The number of students attending private schools in Australia will flatline over the next decade, according to federal government projections, as more parents choose to keep their children in the public system.
Enrolments that were once growing at a rate of 20,000 a year will slow to as little as 3000 by the middle of the next decade, according to the projections, presenting a stark marketing challenge to the nation's private schools.
Public school enrolments will also slow from their current boom, but will still grow faster than they did in the Howard years and up to 2011, a period when private school growth outstripped that of their public counterparts.
Of the 367,000 additional full-time equivalent students projected to be in schools by 2027, it is expected 288,000 - or 78.5 per cent - will be in government schools. At present, 65.6 per cent of the country's children are in the public system, which will inch up to 66.8 per cent by 2027 if the department's projections are accurate.
Meanwhile, the Turnbull government has committed an extra $300 million for private school infrastructure over the next 10 years to "take account of student enrolment growth".
The funding has been criticised by teacher unions, who are calling for a similar fund for public schools, but the federal government says that is a responsibility of the states.
The projections show private school enrolments increasing from 1,324,360 in 2017 to about 1,333,000 this year, and climbing to 1,375,000 by 2021. From there until 2027, growth in enrolments is expected to slip to an average of 6000 a year, and as little as 3000 in year 2026.
In recent years that figure has been growing by about 20,000 students each year.
Conversely, public school enrolments are expected to leap by 150,000 in just three years, then slow to a growth of 15,000-20,000 a year by 2026-27. Until 2012, public schools were adding only about 10,000 students a year and, as recently as 2008, enrolments were actually declining.
The projections provided to Fairfax Media by the federal Education Department are national, but Australian Bureau of Statistics data show the trend towards public schooling is happening in NSW and Victoria, where the vast majority of Australian children are educated.
Last year, enrolments in NSW Catholic schools declined for the first time in 20 years.
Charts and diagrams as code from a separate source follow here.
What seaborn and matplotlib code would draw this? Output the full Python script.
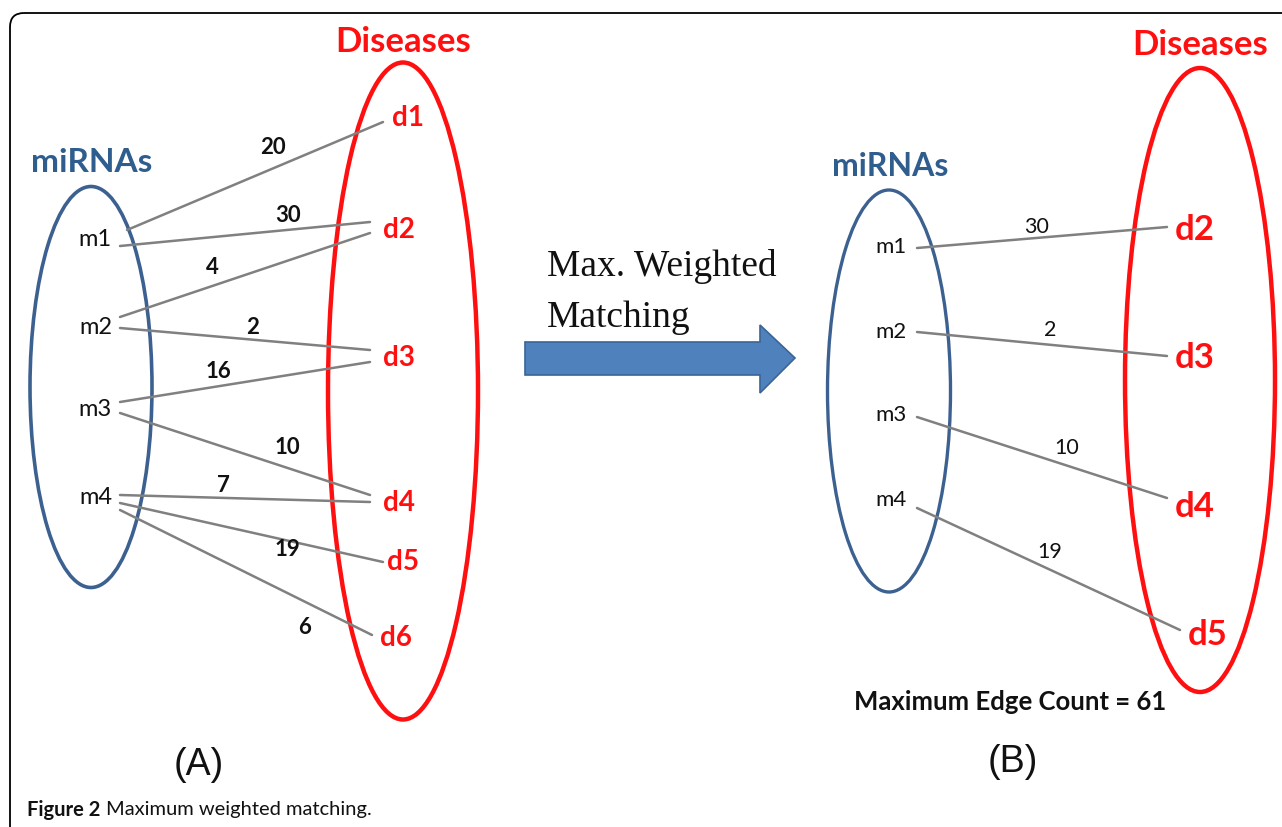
import numpy as np
import pandas as pd
import matplotlib
matplotlib.use("Agg")
import matplotlib.pyplot as plt
import seaborn as sns
from matplotlib.patches import Ellipse, FancyBboxPatch, Polygon

sns.set_theme(style="white")
plt.rcParams['font.family'] = ['Lato', 'DejaVu Sans']

RED = "#FF1010"
BLUE_LINE = "#3C6190"
BLUE_TXT = "#2F5D8E"
EDGE = "#808080"

# ---- panel A: full bipartite graph ----
mirnas = ["m1", "m2", "m3", "m4"]
mirna_y_a = [240, 328, 410, 497]
diseases_a = ["d1", "d2", "d3", "d4", "d5", "d6"]
disease_x_a = [405, 396, 396, 396, 400, 393]
disease_y_a = [118, 230, 358, 503, 562, 638]

edge_src_a = ["m1", "m1", "m2", "m2", "m3", "m3", "m4", "m4", "m4"]
edge_dst_a = ["d1", "d2", "d2", "d3", "d3", "d4", "d4", "d5", "d6"]
weights_a = [20, 30, 4, 2, 16, 10, 7, 19, 6]
start_x_a = [127, 120, 120, 120, 120, 120, 120, 120, 120]
start_y_a = [230, 246, 317, 328, 402, 413, 495, 503, 510]
end_x_a = [383, 370, 370, 370, 370, 370, 370, 383, 372]
end_y_a = [122, 222, 233, 350, 362, 495, 502, 562, 635]
wlab_x_a = [273, 288, 212, 253, 218, 287, 223, 287, 305]
wlab_y_a = [148, 215, 268, 327, 372, 448, 486, 550, 627]

# ---- panel B: maximum weighted matching ----
mirna_y_b = [247, 332, 415, 500]
diseases_b = ["d2", "d3", "d4", "d5"]
disease_x_b = [1195, 1195, 1195, 1208]
disease_y_b = [230, 358, 507, 635]
weights_b = [30, 2, 10, 19]
start_y_b = [248, 332, 417, 508]
end_x_b = [1167, 1167, 1167, 1180]
end_y_b = [227, 356, 498, 630]
wlab_x_b = [1037, 1050, 1067, 1050]
wlab_y_b = [227, 330, 448, 552]

fig = plt.figure(figsize=(12.82, 8.27), dpi=100)
ax = fig.add_axes([0, 0, 1, 1])

# edges via seaborn
rows = []
for i in range(len(weights_a)):
    rows.append(dict(edge=f"a{i}", x=start_x_a[i], y=start_y_a[i]))
    rows.append(dict(edge=f"a{i}", x=end_x_a[i], y=end_y_a[i]))
for i in range(len(weights_b)):
    rows.append(dict(edge=f"b{i}", x=917, y=start_y_b[i]))
    rows.append(dict(edge=f"b{i}", x=end_x_b[i], y=end_y_b[i]))
edges = pd.DataFrame(rows)
sns.lineplot(data=edges, x="x", y="y", units="edge", estimator=None,
             color=EDGE, lw=1.8, ax=ax, zorder=2)

ax.set_xlim(0, 1282)
ax.set_ylim(827, 0)
ax.axis("off")

# ellipses
ax.add_patch(Ellipse((91, 387), 122, 401, fill=False, ec=BLUE_LINE, lw=2.6, zorder=1))
ax.add_patch(Ellipse((403, 391), 150, 657, fill=False, ec=RED, lw=3.2, zorder=1))
ax.add_patch(Ellipse((889, 391), 123, 402, fill=False, ec=BLUE_LINE, lw=2.4, zorder=1))
ax.add_patch(Ellipse((1200, 380), 150, 624, fill=False, ec=RED, lw=3.2, zorder=1))

# headings
ax.text(92, 162, "miRNAs", color=BLUE_TXT, fontsize=24, fontweight="bold", ha="center", va="center")
ax.text(403, 42, "Diseases", color=RED, fontsize=25, fontweight="bold", ha="center", va="center")
ax.text(890, 167, "miRNAs", color=BLUE_TXT, fontsize=23, fontweight="bold", ha="center", va="center")
ax.text(1200, 45, "Diseases", color=RED, fontsize=25, fontweight="bold", ha="center", va="center")

# node labels
for name, y in zip(mirnas, mirna_y_a):
    ax.text(112, y, name, fontsize=17, ha="right", va="center", color="#111111")
for name, x, y in zip(diseases_a, disease_x_a, disease_y_a):
    ax.text(x + 3, y, name, fontsize=20, fontweight="bold", color=RED, ha="center", va="center")
for name, y in zip(mirnas, mirna_y_b):
    ax.text(907, y, name, fontsize=16, ha="right", va="center", color="#111111")
for name, x, y in zip(diseases_b, disease_x_b, disease_y_b):
    ax.text(x, y, name, fontsize=25, fontweight="bold", color=RED, ha="center", va="center")

# weights
for w, x, y in zip(weights_a, wlab_x_a, wlab_y_a):
    ax.text(x, y, str(w), fontsize=16, fontweight="bold", ha="center", va="center", color="#111111")
for w, x, y in zip(weights_b, wlab_x_b, wlab_y_b):
    ax.text(x, y, str(w), fontsize=15.5, ha="center", va="center", color="#111111")

# arrow + label
ax.add_patch(Polygon([(525, 342), (760, 342), (760, 325), (795, 358),
                      (760, 393), (760, 375), (525, 375)],
                     closed=True, fc="#4F81BD", ec="#3A6596", lw=1.2, zorder=3))
ax.text(547, 267, "Max. Weighted", family="Liberation Serif", fontsize=27, ha="left", va="center", color="#111111")
ax.text(547, 318, "Matching", family="Liberation Serif", fontsize=27, ha="left", va="center", color="#111111")

ax.text(1010, 702, "Maximum Edge Count = 61", fontsize=18.5, fontweight="bold", ha="center", va="center", color="#111111")

ax.text(199, 765, "(A)", family="Liberation Sans", fontsize=27, ha="center", va="center", color="#111111")
ax.text(1013, 762, "(B)", family="Liberation Sans", fontsize=27, ha="center", va="center", color="#111111")

# frame
ax.add_patch(FancyBboxPatch((10, 13), 1500, 1000, boxstyle="round,pad=0,rounding_size=14",
                            fill=False, ec="black", lw=1.3, zorder=0))

# caption
t1 = ax.text(27, 810, "Figure 2", fontsize=14.5, fontweight="bold", ha="left", va="center", color="#111111")
fig.canvas.draw()
bb = t1.get_window_extent().transformed(ax.transData.inverted())
ax.text(bb.x1 + 6, 810, "Maximum weighted matching.", fontsize=14.5, ha="left", va="center", color="#111111")

fig.savefig("out.png", dpi=100)
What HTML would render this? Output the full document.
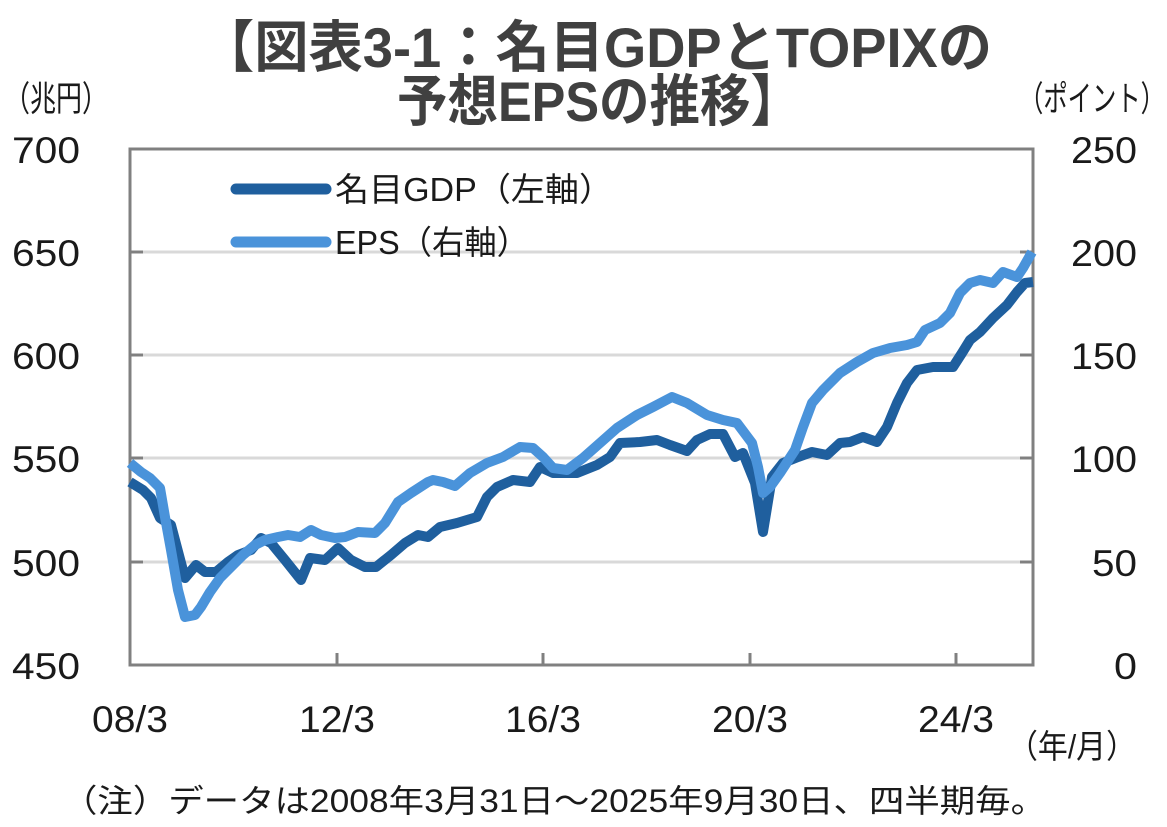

In Victoria, Catholic school enrolments rose by just 746 students, or less than half of 1 per cent.
Ray Collins, acting executive director of the National Catholic Education Commission, blamed demographic changes, financial pressures on families and government funding decisions for weak enrolments in the Catholic sector.
Some Catholic schools that wanted to expand their capacity were also hamstrung by state and local government planning rules, Mr Collins said.
"In NSW, for instance, state and local government requirements to contribute to infrastructure around new developments make it extremely difficult for Catholic schools to build new schools because of affordability," he said.
Colette Colman, executive director of the Independent Schools Council of Australia, said enrolment growth in the independent sector had been "strong in recent years". She said 90 per cent of infrastructure funding for independent schools came from parents and the community, not the government.
Federal Education Minister Simon Birmingham defended the extra $300 million for private school capital works, saying the funding was indexed to the growth in building costs and enrolments.
"If enrolments flatline then federal funding only keeps up with building cost growth and there will be no enrolment-based growth in funding," he said.
Senator Birmingham said building public schools "has always been the primary responsibility of state governments" and Labor's global financial crisis-era school hall program "shows how much of a disaster federal intervention can be in this space".
Labor's federal education spokeswoman Tanya Plibersek said the enrolment projections highlighted the case for more public school funding.
"If [Prime Minister] Malcolm Turnbull thinks this is the case, why do his cuts hit public schools hardest?" she said.
The Education Department warned the projections were only estimates and could not account for future changes in education or immigration policy. Projections beyond five years were potentially less accurate, it cautioned.